This week the Times's Frank Bruni has a mouth-watering rave for Southern Italian restaurant Convivo (pictured), chef Michael White's revision of the stuffy L'Impero in Tudor City. He declares that Convivio has emerged from the transition "as a pasta lover’s dreamland...soulful and unpretentious...Mr. White can do it all...and is doing even better work with pasta at Convivio than he has done at Alto." Skip the seafood, though: "Roll-ups of fried swordfish with a yogurt sauce tasted too much like some tarted-up refugee from Long John Silver’s."
Also in the Times, Matt Gross works the fish taco beat at three Manhattan restaurants. Pinche Taqueria, Toloache and Mercadito Cantina all score big. At the latter, the bartender declares: “The fish taco’s going to change your life, man!” Gross concurs, "He was right. I was back a few days later for more." At the Village Voice, Robert Sietsema "goes through hell chasing muffuletta," the Sicilian-American sandwich invented in New Orleans. He finds "magnifíque" muffuletta at Dive Bar, and his (vegetarian!) date declares the meatless ruben, made with sautéed mushrooms instead of pastrami, with sauerkraut-embedded provolone oozing out the sides, to be "the best vegetarian food I've ever had in a bar." The rest of the menu, however, is "Blech!"
The Voice's Sarah DiGregorio says the "seasonal New American" restaurant Apiary in the East Village is "the bee's knees." It doesn't hurt that her waiter is "adorable." While she concedes the place is "overpriced," Chef Neil Manacle's cooking is "unfussy and completely pleasurable." Danyelle Freeman at the Daily News is disappointed by Braai, the South African BBQ restaurant in Hell's Kitchen that "looks like an African date-hut...I skipped lunch and all of my mid-afternoon snacks because I planned to take down a barbecued ostrich that evening. And what did I get? I got one dainty skewer of overcooked ostrich, domestically raised. I didn't want domestically raised. I had my heart set on ostrich right off the veldt. And where's the antelope? I came for antelope."
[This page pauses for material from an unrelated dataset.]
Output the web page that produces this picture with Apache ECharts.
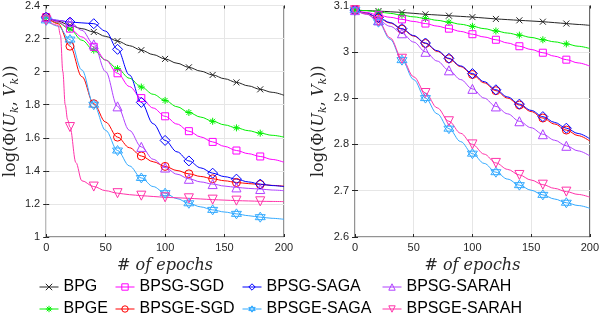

And The Post's Steve Cuozzo slams uptown newcomer Bloomingdale Road with brio: "It might sound petty picking on a $6 item, but the chicken lollipop's pre-pubescent spirit pervades Bloomingdale Road's menu...Mac and cheese "with all the fixins" was beyond fixing, a mush so liquid it could moonlight as actual baby food. Goo, goo! A menu seemingly aimed at adolescents hardly bodes well. One recent night, a hostess unwittingly suggested what ought to be done with it. She was methodically tearing up copies of the menu and throwing them in the garbage."